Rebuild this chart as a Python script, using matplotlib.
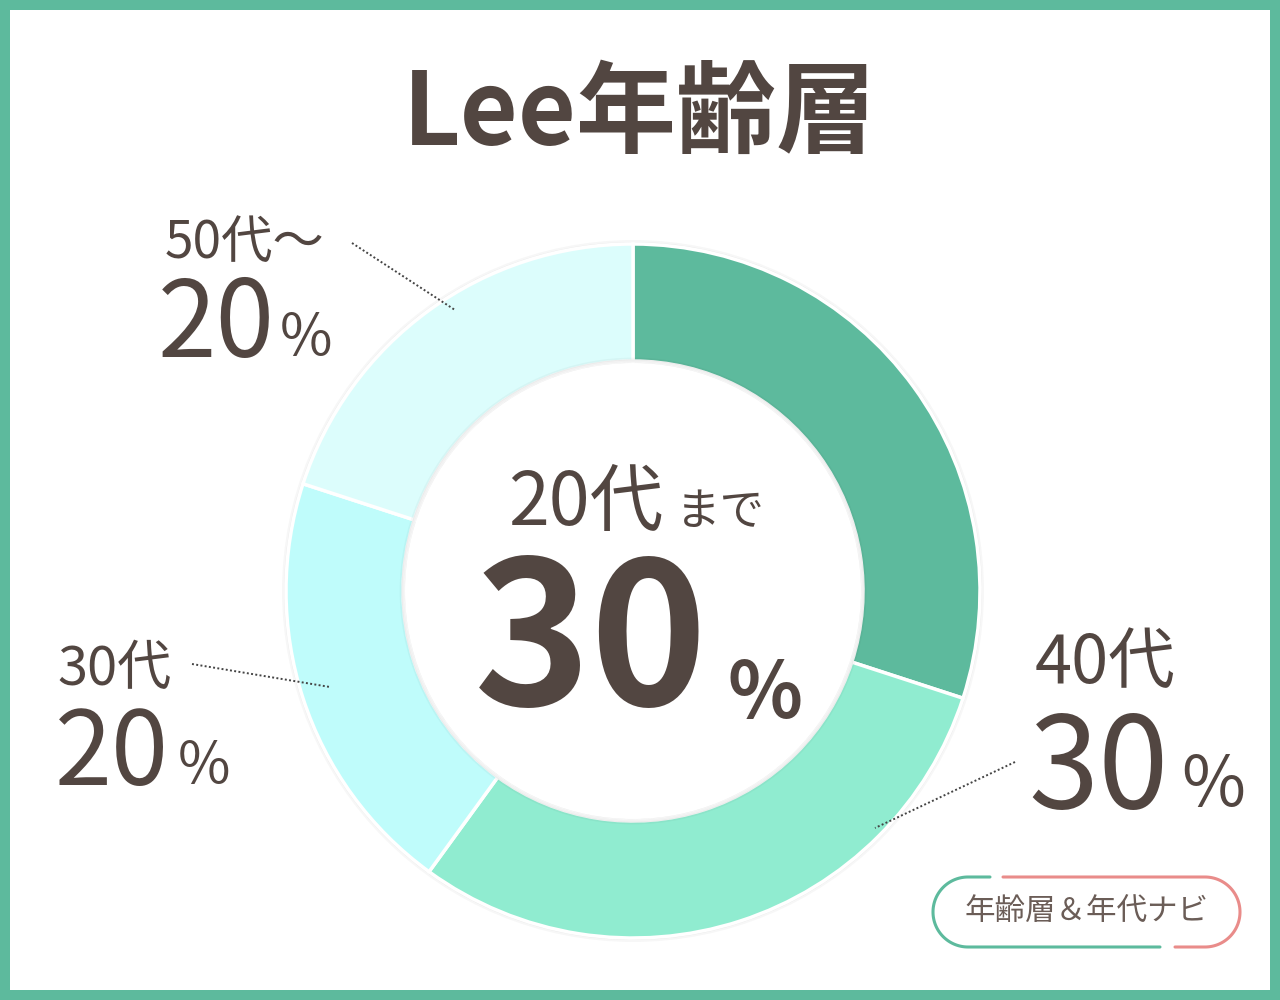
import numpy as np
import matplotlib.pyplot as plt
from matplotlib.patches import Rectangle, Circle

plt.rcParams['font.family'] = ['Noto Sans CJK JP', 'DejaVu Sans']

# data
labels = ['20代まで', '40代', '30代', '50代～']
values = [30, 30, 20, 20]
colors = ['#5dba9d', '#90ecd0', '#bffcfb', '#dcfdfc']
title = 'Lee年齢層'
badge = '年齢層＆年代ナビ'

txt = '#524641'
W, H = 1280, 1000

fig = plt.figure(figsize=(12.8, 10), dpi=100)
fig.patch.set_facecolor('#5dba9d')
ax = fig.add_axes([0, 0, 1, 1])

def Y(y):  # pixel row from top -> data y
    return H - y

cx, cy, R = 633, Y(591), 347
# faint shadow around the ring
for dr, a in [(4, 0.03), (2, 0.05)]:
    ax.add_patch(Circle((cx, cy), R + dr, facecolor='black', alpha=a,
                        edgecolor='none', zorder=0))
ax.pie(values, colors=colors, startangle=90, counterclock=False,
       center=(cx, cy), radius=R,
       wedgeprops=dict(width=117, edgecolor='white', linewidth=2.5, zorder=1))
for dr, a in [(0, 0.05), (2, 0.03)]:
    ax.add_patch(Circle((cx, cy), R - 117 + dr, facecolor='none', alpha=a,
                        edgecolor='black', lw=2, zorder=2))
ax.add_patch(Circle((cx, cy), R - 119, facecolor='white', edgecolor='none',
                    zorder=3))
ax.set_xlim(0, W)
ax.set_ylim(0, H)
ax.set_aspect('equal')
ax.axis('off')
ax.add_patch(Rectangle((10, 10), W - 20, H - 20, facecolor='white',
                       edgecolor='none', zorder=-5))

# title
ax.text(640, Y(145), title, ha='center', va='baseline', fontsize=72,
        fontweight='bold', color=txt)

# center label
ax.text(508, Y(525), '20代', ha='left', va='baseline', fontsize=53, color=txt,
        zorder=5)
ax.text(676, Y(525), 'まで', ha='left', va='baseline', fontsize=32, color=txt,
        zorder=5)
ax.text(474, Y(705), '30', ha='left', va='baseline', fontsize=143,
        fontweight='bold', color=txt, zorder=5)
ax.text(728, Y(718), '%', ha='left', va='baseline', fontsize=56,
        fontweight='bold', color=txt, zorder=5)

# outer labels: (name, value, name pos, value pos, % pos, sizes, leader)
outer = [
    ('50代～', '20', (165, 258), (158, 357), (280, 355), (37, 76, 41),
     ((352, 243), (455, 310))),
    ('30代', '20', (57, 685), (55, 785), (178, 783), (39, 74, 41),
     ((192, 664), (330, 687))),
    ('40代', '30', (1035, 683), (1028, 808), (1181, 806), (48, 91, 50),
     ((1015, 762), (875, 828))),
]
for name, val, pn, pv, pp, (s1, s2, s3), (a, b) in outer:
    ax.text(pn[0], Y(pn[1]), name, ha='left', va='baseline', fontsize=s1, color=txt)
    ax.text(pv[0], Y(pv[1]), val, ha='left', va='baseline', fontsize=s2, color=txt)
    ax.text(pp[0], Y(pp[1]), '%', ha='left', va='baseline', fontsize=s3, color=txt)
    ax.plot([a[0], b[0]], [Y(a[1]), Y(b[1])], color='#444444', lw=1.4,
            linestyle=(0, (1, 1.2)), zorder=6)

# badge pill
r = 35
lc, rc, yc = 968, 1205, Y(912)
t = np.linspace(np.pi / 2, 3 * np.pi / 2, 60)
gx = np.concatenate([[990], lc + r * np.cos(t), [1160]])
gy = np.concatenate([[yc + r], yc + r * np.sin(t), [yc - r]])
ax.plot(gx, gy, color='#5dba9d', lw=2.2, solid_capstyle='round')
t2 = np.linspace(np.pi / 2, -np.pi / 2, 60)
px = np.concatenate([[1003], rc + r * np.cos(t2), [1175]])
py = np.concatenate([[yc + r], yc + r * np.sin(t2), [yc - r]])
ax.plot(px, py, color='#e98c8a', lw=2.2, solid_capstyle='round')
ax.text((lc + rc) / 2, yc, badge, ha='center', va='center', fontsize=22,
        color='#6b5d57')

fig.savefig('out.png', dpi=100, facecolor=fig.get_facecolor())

* **EXERCISE AIM**
Transcribe the whole listing exactly. Pictures stay out of your copy.

* **WRITTEN RESPONSE**
Rebuild this chart as a Python script, using matplotlib.
import numpy as np
import matplotlib.pyplot as plt
from matplotlib.patches import Rectangle, Circle

plt.rcParams['font.family'] = ['Noto Sans CJK JP', 'DejaVu Sans']

# data
labels = ['20代まで', '40代', '30代', '50代～']
values = [30, 30, 20, 20]
colors = ['#5dba9d', '#90ecd0', '#bffcfb', '#dcfdfc']
title = 'Lee年齢層'
badge = '年齢層＆年代ナビ'

txt = '#524641'
W, H = 1280, 1000

fig = plt.figure(figsize=(12.8, 10), dpi=100)
fig.patch.set_facecolor('#5dba9d')
ax = fig.add_axes([0, 0, 1, 1])

def Y(y):  # pixel row from top -> data y
    return H - y

cx, cy, R = 633, Y(591), 347
# faint shadow around the ring
for dr, a in [(4, 0.03), (2, 0.05)]:
    ax.add_patch(Circle((cx, cy), R + dr, facecolor='black', alpha=a,
                        edgecolor='none', zorder=0))
ax.pie(values, colors=colors, startangle=90, counterclock=False,
       center=(cx, cy), radius=R,
       wedgeprops=dict(width=117, edgecolor='white', linewidth=2.5, zorder=1))
for dr, a in [(0, 0.05), (2, 0.03)]:
    ax.add_patch(Circle((cx, cy), R - 117 + dr, facecolor='none', alpha=a,
                        edgecolor='black', lw=2, zorder=2))
ax.add_patch(Circle((cx, cy), R - 119, facecolor='white', edgecolor='none',
                    zorder=3))
ax.set_xlim(0, W)
ax.set_ylim(0, H)
ax.set_aspect('equal')
ax.axis('off')
ax.add_patch(Rectangle((10, 10), W - 20, H - 20, facecolor='white',
                       edgecolor='none', zorder=-5))

# title
ax.text(640, Y(145), title, ha='center', va='baseline', fontsize=72,
        fontweight='bold', color=txt)

# center label
ax.text(508, Y(525), '20代', ha='left', va='baseline', fontsize=53, color=txt,
        zorder=5)
ax.text(676, Y(525), 'まで', ha='left', va='baseline', fontsize=32, color=txt,
        zorder=5)
ax.text(474, Y(705), '30', ha='left', va='baseline', fontsize=143,
        fontweight='bold', color=txt, zorder=5)
ax.text(728, Y(718), '%', ha='left', va='baseline', fontsize=56,
        fontweight='bold', color=txt, zorder=5)

# outer labels: (name, value, name pos, value pos, % pos, sizes, leader)
outer = [
    ('50代～', '20', (165, 258), (158, 357), (280, 355), (37, 76, 41),
     ((352, 243), (455, 310))),
    ('30代', '20', (57, 685), (55, 785), (178, 783), (39, 74, 41),
     ((192, 664), (330, 687))),
    ('40代', '30', (1035, 683), (1028, 808), (1181, 806), (48, 91, 50),
     ((1015, 762), (875, 828))),
]
for name, val, pn, pv, pp, (s1, s2, s3), (a, b) in outer:
    ax.text(pn[0], Y(pn[1]), name, ha='left', va='baseline', fontsize=s1, color=txt)
    ax.text(pv[0], Y(pv[1]), val, ha='left', va='baseline', fontsize=s2, color=txt)
    ax.text(pp[0], Y(pp[1]), '%', ha='left', va='baseline', fontsize=s3, color=txt)
    ax.plot([a[0], b[0]], [Y(a[1]), Y(b[1])], color='#444444', lw=1.4,
            linestyle=(0, (1, 1.2)), zorder=6)

# badge pill
r = 35
lc, rc, yc = 968, 1205, Y(912)
t = np.linspace(np.pi / 2, 3 * np.pi / 2, 60)
gx = np.concatenate([[990], lc + r * np.cos(t), [1160]])
gy = np.concatenate([[yc + r], yc + r * np.sin(t), [yc - r]])
ax.plot(gx, gy, color='#5dba9d', lw=2.2, solid_capstyle='round')
t2 = np.linspace(np.pi / 2, -np.pi / 2, 60)
px = np.concatenate([[1003], rc + r * np.cos(t2), [1175]])
py = np.concatenate([[yc + r], yc + r * np.sin(t2), [yc - r]])
ax.plot(px, py, color='#e98c8a', lw=2.2, solid_capstyle='round')
ax.text((lc + rc) / 2, yc, badge, ha='center', va='center', fontsize=22,
        color='#6b5d57')

fig.savefig('out.png', dpi=100, facecolor=fig.get_facecolor())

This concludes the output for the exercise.